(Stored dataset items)
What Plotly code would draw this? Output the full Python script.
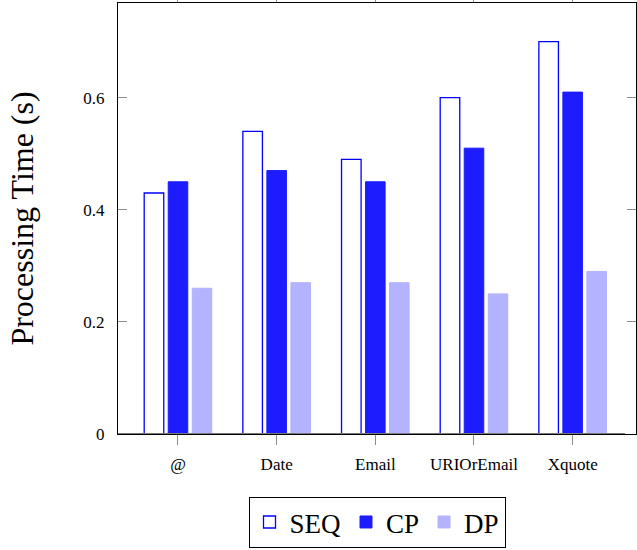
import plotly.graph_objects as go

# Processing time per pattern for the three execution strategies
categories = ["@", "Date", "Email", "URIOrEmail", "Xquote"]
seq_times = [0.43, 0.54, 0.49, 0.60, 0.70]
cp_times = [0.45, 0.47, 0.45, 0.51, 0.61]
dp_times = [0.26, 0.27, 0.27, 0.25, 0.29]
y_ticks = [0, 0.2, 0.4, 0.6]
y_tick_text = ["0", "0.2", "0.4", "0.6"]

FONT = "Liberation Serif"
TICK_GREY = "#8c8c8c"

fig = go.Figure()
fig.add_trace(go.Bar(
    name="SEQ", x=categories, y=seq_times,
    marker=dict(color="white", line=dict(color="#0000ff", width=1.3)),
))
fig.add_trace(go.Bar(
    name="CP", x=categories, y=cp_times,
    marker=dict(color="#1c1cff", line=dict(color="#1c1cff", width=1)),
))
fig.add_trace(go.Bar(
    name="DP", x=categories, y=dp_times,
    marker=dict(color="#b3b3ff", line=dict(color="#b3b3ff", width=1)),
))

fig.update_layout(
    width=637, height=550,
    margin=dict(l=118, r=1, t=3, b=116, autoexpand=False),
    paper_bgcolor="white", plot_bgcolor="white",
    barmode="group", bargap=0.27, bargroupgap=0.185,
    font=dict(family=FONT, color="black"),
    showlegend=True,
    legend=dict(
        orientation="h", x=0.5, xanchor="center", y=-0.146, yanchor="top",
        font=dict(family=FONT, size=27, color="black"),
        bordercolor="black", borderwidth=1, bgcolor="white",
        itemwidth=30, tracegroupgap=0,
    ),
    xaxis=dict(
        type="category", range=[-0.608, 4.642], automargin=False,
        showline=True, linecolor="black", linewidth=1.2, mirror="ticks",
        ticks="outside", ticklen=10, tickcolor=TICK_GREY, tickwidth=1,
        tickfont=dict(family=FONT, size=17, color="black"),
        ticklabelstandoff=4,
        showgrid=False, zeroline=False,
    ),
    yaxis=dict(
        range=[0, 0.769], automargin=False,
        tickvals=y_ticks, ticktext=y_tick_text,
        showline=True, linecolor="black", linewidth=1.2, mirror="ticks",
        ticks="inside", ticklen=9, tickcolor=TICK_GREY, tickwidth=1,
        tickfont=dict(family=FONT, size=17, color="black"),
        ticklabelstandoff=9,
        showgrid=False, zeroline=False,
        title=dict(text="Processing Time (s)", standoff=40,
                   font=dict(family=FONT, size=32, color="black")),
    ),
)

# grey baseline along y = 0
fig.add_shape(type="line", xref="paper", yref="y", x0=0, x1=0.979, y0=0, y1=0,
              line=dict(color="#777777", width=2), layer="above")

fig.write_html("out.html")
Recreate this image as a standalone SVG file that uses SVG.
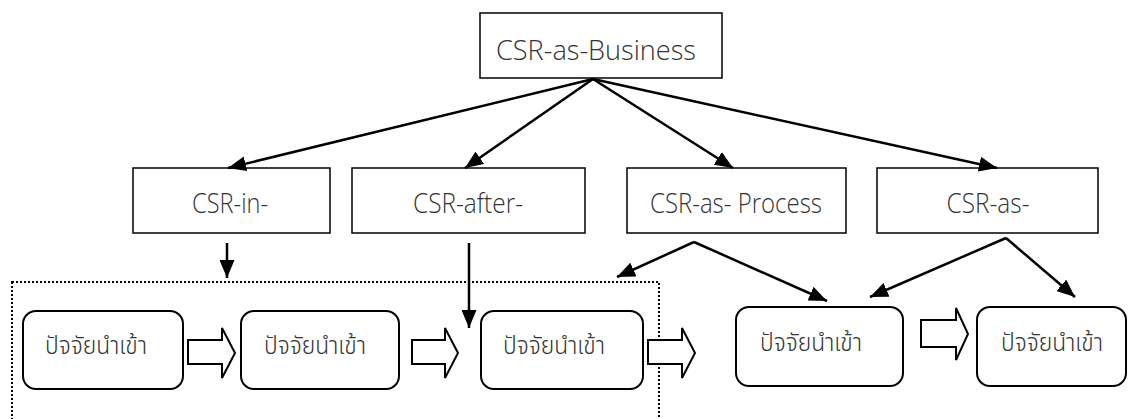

* [WORK INSTRUCTIONS]
Transcribe exactly, with no pictures, the lines running from the first line of the material through the line holding "import plotly.graph_objects as go".

* [RESPONSE]
What Plotly code would draw this? Output the full Python script.
import plotly.graph_objects as go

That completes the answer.